**Extracted data entries:**
= = = =

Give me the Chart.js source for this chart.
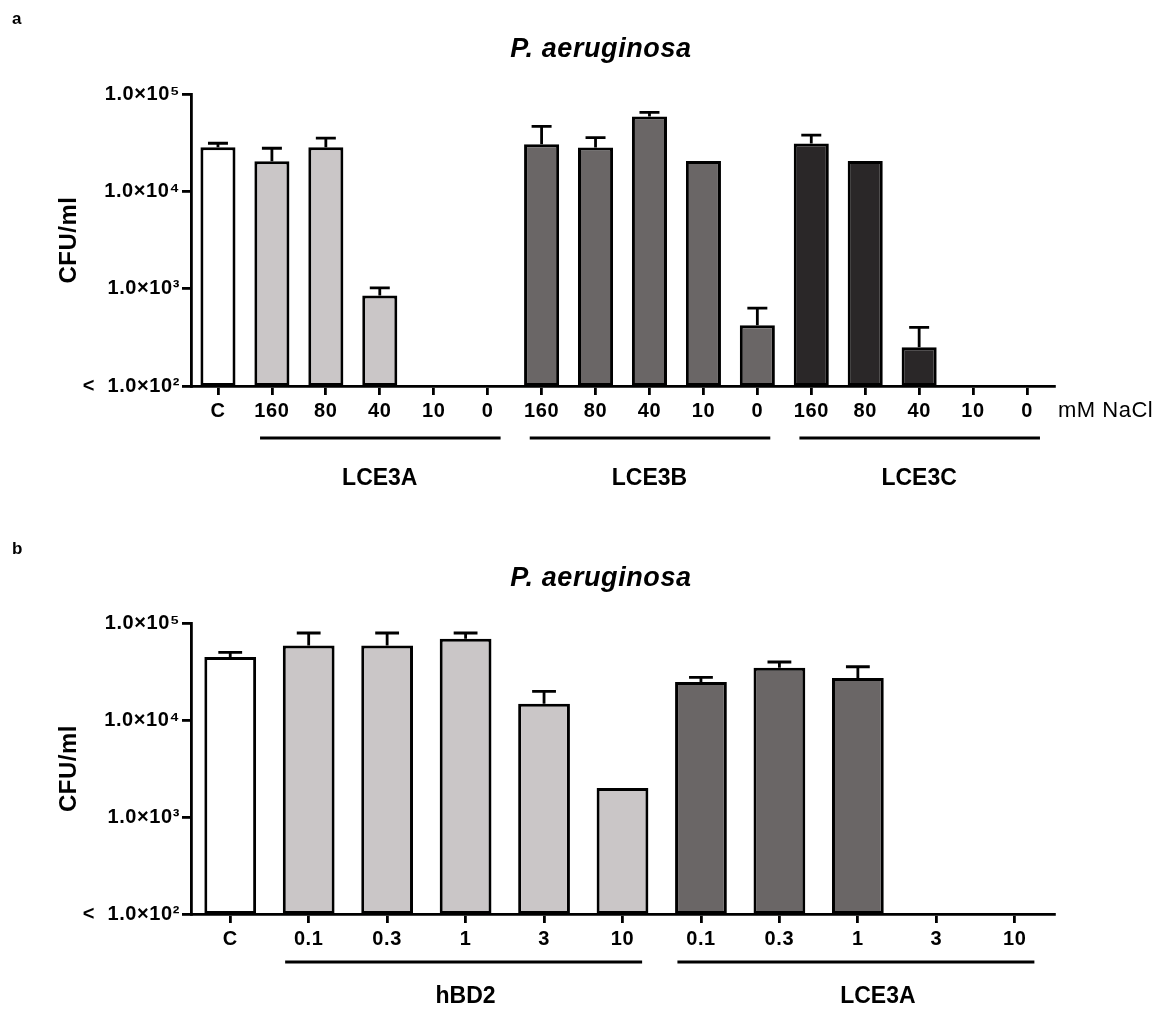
<!DOCTYPE html>
<html>
<head>
<meta charset="utf-8">
<script src="https://cdn.jsdelivr.net/npm/chart.js@4.4.1/dist/chart.umd.min.js"></script>
<style>
  html, body { margin: 0; padding: 0; background: #fff; }
  canvas { display: block; }
</style>
</head>
<body>
<canvas id="chartA" width="1166" height="528"></canvas>
<canvas id="chartB" width="1166" height="481"></canvas>
<script>
// y axis (shared by both panels)
const yTickValues = [100, 1000, 10000, 100000];
const yTickLabels = ['<  1.0×10²', '1.0×10³', '1.0×10⁴', '1.0×10⁵'];

// panel a : P. aeruginosa vs NaCl
const catsA = ['C', '160', '80', '40', '10', '0', '160', '80', '40', '10', '0', '160', '80', '40', '10', '0'];
const valuesA = [28400, 20400, 28400, 850, null, null, 30500, 28200, 58900, 20500, 420, 31000, 20500, 250, null, null];
const errTopA = [31200, 27700, 35200, 1020, null, null, 46400, 35700, 64600, null, 630, 37800, null, 400, null, null];
const barGroupA = [0, 1, 1, 1, 1, 1, 2, 2, 2, 2, 2, 3, 3, 3, 3, 3];
const groupNamesA = ['LCE3A', 'LCE3B', 'LCE3C'];
const groupFirstA = [1, 6, 11];
const groupLastA = [5, 10, 15];

// panel b : hBD2 vs LCE3A
const catsB = ['C', '0.1', '0.3', '1', '3', '10', '0.1', '0.3', '1', '3', '10'];
const valuesB = [44700, 58700, 58700, 68900, 14700, 1990, 24700, 34600, 27100, null, null];
const errTopB = [49800, 78900, 78900, 78900, 19700, null, 27500, 39600, 35400, null, null];
const barGroupB = [0, 1, 1, 1, 1, 1, 2, 2, 2, 2, 2];
const groupNamesB = ['hBD2', 'LCE3A'];
const groupFirstB = [1, 6];
const groupLastB = [5, 10];

const paletteA = ['#ffffff', '#cac6c7', '#6a6666', '#2a2728'];
const paletteB = ['#ffffff', '#cac6c7', '#6a6666'];

const FONT = '"Liberation Sans", Arial, sans-serif';

function drawText(ctx, text, x, y, font, align, spacing) {
    ctx.save();
    ctx.font = font;
    ctx.letterSpacing = spacing || '0px';
    ctx.fillStyle = '#000';
    ctx.textAlign = align;
    ctx.textBaseline = 'alphabetic';
    ctx.fillText(text, x, y);
    ctx.restore();
}

const annotate = {
    id: 'annotate',
    beforeDraw(chart) {
        // tick labels in the original are a bit loosely spaced
        chart.ctx.letterSpacing = '0.6px';
    },
    afterDatasetsDraw(chart, args, opts) {
        const ctx = chart.ctx;
        const yScale = chart.scales.y;
        const meta = chart.getDatasetMeta(0);
        ctx.save();
        ctx.strokeStyle = '#000';
        ctx.lineWidth = 2.8;
        opts.errTop.forEach((e, i) => {
            if (e == null || chart.data.datasets[0].data[i] == null) return;
            const bar = meta.data[i];
            const yTop = yScale.getPixelForValue(e);
            const half = bar.width * opts.capFrac / 2;
            ctx.beginPath();
            ctx.moveTo(bar.x, bar.y);
            ctx.lineTo(bar.x, yTop);
            ctx.moveTo(bar.x - half, yTop);
            ctx.lineTo(bar.x + half, yTop);
            ctx.stroke();
        });
        ctx.restore();
    },
    afterDraw(chart, args, opts) {
        const ctx = chart.ctx;
        const x = chart.scales.x;
        const area = chart.chartArea;
        const step = x.getPixelForValue(1) - x.getPixelForValue(0);

        // panel letter + title
        drawText(ctx, opts.letter, 12, opts.letterY, 'bold 17px ' + FONT, 'left');
        drawText(ctx, 'P. aeruginosa', 601, opts.titleY, 'italic bold 27px ' + FONT, 'center', '0.6px');

        // y axis title
        ctx.save();
        ctx.translate(76, (area.top + area.bottom) / 2);
        ctx.rotate(-Math.PI / 2);
        drawText(ctx, 'CFU/ml', 0, 0, 'bold 24px ' + FONT, 'center', '0.5px');
        ctx.restore();

        // group bars + names under the axis
        ctx.save();
        ctx.strokeStyle = '#000';
        ctx.lineWidth = 2.8;
        opts.groupNames.forEach((name, g) => {
            const x0 = x.getPixelForValue(opts.groupFirst[g]);
            const x1 = x.getPixelForValue(opts.groupLast[g]);
            ctx.beginPath();
            ctx.moveTo(x0 - step * opts.lead, opts.lineY);
            ctx.lineTo(x1 + step * opts.trail, opts.lineY);
            ctx.stroke();
            drawText(ctx, name, (x0 + x1) / 2 + (opts.nameShift ? opts.nameShift[g] : 0), opts.nameY, 'bold 23px ' + FONT, 'center');
        });
        ctx.restore();

        if (opts.unit) {
            drawText(ctx, opts.unit, area.right + 4, opts.unitY, '22px ' + FONT, 'left', '0.5px');
        }
    }
};

function makeChart(id, cats, values, groups, palette, padTop, xHeight, barPct, annot) {
    const ctx = document.getElementById(id).getContext('2d');
    return new Chart(ctx, {
        type: 'bar',
        data: {
            labels: cats,
            datasets: [{
                data: values,
                backgroundColor: groups.map(g => palette[g]),
                borderColor: '#000',
                borderWidth: 3,
                borderSkipped: false,
                barPercentage: barPct,
                categoryPercentage: 1
            }]
        },
        options: {
            responsive: false,
            animation: false,
            layout: { padding: { top: padTop, right: 112, left: 0, bottom: 0 } },
            plugins: {
                legend: { display: false },
                tooltip: { enabled: false },
                annotate: annot
            },
            scales: {
                x: {
                    type: 'category',
                    offset: true,
                    grid: { offset: false, drawOnChartArea: false, drawTicks: true, tickLength: 9, color: '#000', lineWidth: 2.8 },
                    border: { display: true, color: '#000', width: 2.8 },
                    ticks: { color: '#000', font: { family: FONT, size: 20, weight: 'bold' }, padding: 4, maxRotation: 0, autoSkip: false },
                    afterFit: s => { s.height = xHeight; }
                },
                y: {
                    type: 'logarithmic',
                    min: 100,
                    max: 100000,
                    afterBuildTicks: s => { s.ticks = yTickValues.map(v => ({ value: v })); },
                    grid: { drawOnChartArea: false, drawTicks: true, tickLength: 9, color: '#000', lineWidth: 2.8 },
                    border: { display: true, color: '#000', width: 2.8 },
                    ticks: {
                        color: '#000',
                        font: { family: FONT, size: 20, weight: 'bold' },
                        padding: 2,
                        callback: (v, i) => yTickLabels[i]
                    },
                    afterFit: s => { s.width = 191; }
                }
            }
        },
        plugins: [annotate]
    });
}

makeChart('chartA', catsA, valuesA, barGroupA, paletteA, 94, 142, 0.65, {
    errTop: errTopA, capFrac: 0.57,
    letter: 'a', letterY: 24, titleY: 57,
    groupNames: groupNamesA, groupFirst: groupFirstA, groupLast: groupLastA,
    lead: 0.22, trail: 0.24, lineY: 438, nameY: 485,
    unit: 'mM NaCl', unitY: 417
});

makeChart('chartB', catsB, valuesB, barGroupB, paletteB, 95, 95, 0.66, {
    errTop: errTopB, capFrac: 0.46,
    letter: 'b', letterY: 26, titleY: 58,
    groupNames: groupNamesB, groupFirst: groupFirstB, groupLast: groupLastB,
    lead: 0.3, trail: 0.25, lineY: 434, nameY: 475, nameShift: [0, 20]
});
</script>
</body>
</html>
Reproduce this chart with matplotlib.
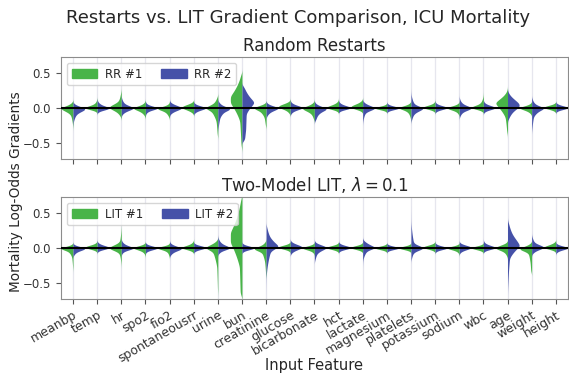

= = = =

**What is needed:** Make an exact copy of the data, leaving its pictures out.

**The solution:**
Give me the Chart.js source for this chart.
<!DOCTYPE html>
<html>
<head>
<meta charset="utf-8">
<script src="https://cdn.jsdelivr.net/npm/chart.js@4.4.1/dist/chart.umd.min.js"></script>
<style>
  html, body { margin: 0; padding: 0; background: #fff; }
  canvas { display: block; }
</style>
</head>
<body>
<canvas id="chartA" width="1166" height="528"></canvas>
<canvas id="chartB" width="1166" height="481"></canvas>
<script>
// y axis (shared by both panels)
const yTickValues = [100, 1000, 10000, 100000];
const yTickLabels = ['<  1.0×10²', '1.0×10³', '1.0×10⁴', '1.0×10⁵'];

// panel a : P. aeruginosa vs NaCl
const catsA = ['C', '160', '80', '40', '10', '0', '160', '80', '40', '10', '0', '160', '80', '40', '10', '0'];
const valuesA = [28400, 20400, 28400, 850, null, null, 30500, 28200, 58900, 20500, 420, 31000, 20500, 250, null, null];
const errTopA = [31200, 27700, 35200, 1020, null, null, 46400, 35700, 64600, null, 630, 37800, null, 400, null, null];
const barGroupA = [0, 1, 1, 1, 1, 1, 2, 2, 2, 2, 2, 3, 3, 3, 3, 3];
const groupNamesA = ['LCE3A', 'LCE3B', 'LCE3C'];
const groupFirstA = [1, 6, 11];
const groupLastA = [5, 10, 15];

// panel b : hBD2 vs LCE3A
const catsB = ['C', '0.1', '0.3', '1', '3', '10', '0.1', '0.3', '1', '3', '10'];
const valuesB = [44700, 58700, 58700, 68900, 14700, 1990, 24700, 34600, 27100, null, null];
const errTopB = [49800, 78900, 78900, 78900, 19700, null, 27500, 39600, 35400, null, null];
const barGroupB = [0, 1, 1, 1, 1, 1, 2, 2, 2, 2, 2];
const groupNamesB = ['hBD2', 'LCE3A'];
const groupFirstB = [1, 6];
const groupLastB = [5, 10];

const paletteA = ['#ffffff', '#cac6c7', '#6a6666', '#2a2728'];
const paletteB = ['#ffffff', '#cac6c7', '#6a6666'];

const FONT = '"Liberation Sans", Arial, sans-serif';

function drawText(ctx, text, x, y, font, align, spacing) {
    ctx.save();
    ctx.font = font;
    ctx.letterSpacing = spacing || '0px';
    ctx.fillStyle = '#000';
    ctx.textAlign = align;
    ctx.textBaseline = 'alphabetic';
    ctx.fillText(text, x, y);
    ctx.restore();
}

const annotate = {
    id: 'annotate',
    beforeDraw(chart) {
        // tick labels in the original are a bit loosely spaced
        chart.ctx.letterSpacing = '0.6px';
    },
    afterDatasetsDraw(chart, args, opts) {
        const ctx = chart.ctx;
        const yScale = chart.scales.y;
        const meta = chart.getDatasetMeta(0);
        ctx.save();
        ctx.strokeStyle = '#000';
        ctx.lineWidth = 2.8;
        opts.errTop.forEach((e, i) => {
            if (e == null || chart.data.datasets[0].data[i] == null) return;
            const bar = meta.data[i];
            const yTop = yScale.getPixelForValue(e);
            const half = bar.width * opts.capFrac / 2;
            ctx.beginPath();
            ctx.moveTo(bar.x, bar.y);
            ctx.lineTo(bar.x, yTop);
            ctx.moveTo(bar.x - half, yTop);
            ctx.lineTo(bar.x + half, yTop);
            ctx.stroke();
        });
        ctx.restore();
    },
    afterDraw(chart, args, opts) {
        const ctx = chart.ctx;
        const x = chart.scales.x;
        const area = chart.chartArea;
        const step = x.getPixelForValue(1) - x.getPixelForValue(0);

        // panel letter + title
        drawText(ctx, opts.letter, 12, opts.letterY, 'bold 17px ' + FONT, 'left');
        drawText(ctx, 'P. aeruginosa', 601, opts.titleY, 'italic bold 27px ' + FONT, 'center', '0.6px');

        // y axis title
        ctx.save();
        ctx.translate(76, (area.top + area.bottom) / 2);
        ctx.rotate(-Math.PI / 2);
        drawText(ctx, 'CFU/ml', 0, 0, 'bold 24px ' + FONT, 'center', '0.5px');
        ctx.restore();

        // group bars + names under the axis
        ctx.save();
        ctx.strokeStyle = '#000';
        ctx.lineWidth = 2.8;
        opts.groupNames.forEach((name, g) => {
            const x0 = x.getPixelForValue(opts.groupFirst[g]);
            const x1 = x.getPixelForValue(opts.groupLast[g]);
            ctx.beginPath();
            ctx.moveTo(x0 - step * opts.lead, opts.lineY);
            ctx.lineTo(x1 + step * opts.trail, opts.lineY);
            ctx.stroke();
            drawText(ctx, name, (x0 + x1) / 2 + (opts.nameShift ? opts.nameShift[g] : 0), opts.nameY, 'bold 23px ' + FONT, 'center');
        });
        ctx.restore();

        if (opts.unit) {
            drawText(ctx, opts.unit, area.right + 4, opts.unitY, '22px ' + FONT, 'left', '0.5px');
        }
    }
};

function makeChart(id, cats, values, groups, palette, padTop, xHeight, barPct, annot) {
    const ctx = document.getElementById(id).getContext('2d');
    return new Chart(ctx, {
        type: 'bar',
        data: {
            labels: cats,
            datasets: [{
                data: values,
                backgroundColor: groups.map(g => palette[g]),
                borderColor: '#000',
                borderWidth: 3,
                borderSkipped: false,
                barPercentage: barPct,
                categoryPercentage: 1
            }]
        },
        options: {
            responsive: false,
            animation: false,
            layout: { padding: { top: padTop, right: 112, left: 0, bottom: 0 } },
            plugins: {
                legend: { display: false },
                tooltip: { enabled: false },
                annotate: annot
            },
            scales: {
                x: {
                    type: 'category',
                    offset: true,
                    grid: { offset: false, drawOnChartArea: false, drawTicks: true, tickLength: 9, color: '#000', lineWidth: 2.8 },
                    border: { display: true, color: '#000', width: 2.8 },
                    ticks: { color: '#000', font: { family: FONT, size: 20, weight: 'bold' }, padding: 4, maxRotation: 0, autoSkip: false },
                    afterFit: s => { s.height = xHeight; }
                },
                y: {
                    type: 'logarithmic',
                    min: 100,
                    max: 100000,
                    afterBuildTicks: s => { s.ticks = yTickValues.map(v => ({ value: v })); },
                    grid: { drawOnChartArea: false, drawTicks: true, tickLength: 9, color: '#000', lineWidth: 2.8 },
                    border: { display: true, color: '#000', width: 2.8 },
                    ticks: {
                        color: '#000',
                        font: { family: FONT, size: 20, weight: 'bold' },
                        padding: 2,
                        callback: (v, i) => yTickLabels[i]
                    },
                    afterFit: s => { s.width = 191; }
                }
            }
        },
        plugins: [annotate]
    });
}

makeChart('chartA', catsA, valuesA, barGroupA, paletteA, 94, 142, 0.65, {
    errTop: errTopA, capFrac: 0.57,
    letter: 'a', letterY: 24, titleY: 57,
    groupNames: groupNamesA, groupFirst: groupFirstA, groupLast: groupLastA,
    lead: 0.22, trail: 0.24, lineY: 438, nameY: 485,
    unit: 'mM NaCl', unitY: 417
});

makeChart('chartB', catsB, valuesB, barGroupB, paletteB, 95, 95, 0.66, {
    errTop: errTopB, capFrac: 0.46,
    letter: 'b', letterY: 26, titleY: 58,
    groupNames: groupNamesB, groupFirst: groupFirstB, groupLast: groupLastB,
    lead: 0.3, trail: 0.25, lineY: 434, nameY: 475, nameShift: [0, 20]
});
</script>
</body>
</html>
Reproduce this chart with matplotlib.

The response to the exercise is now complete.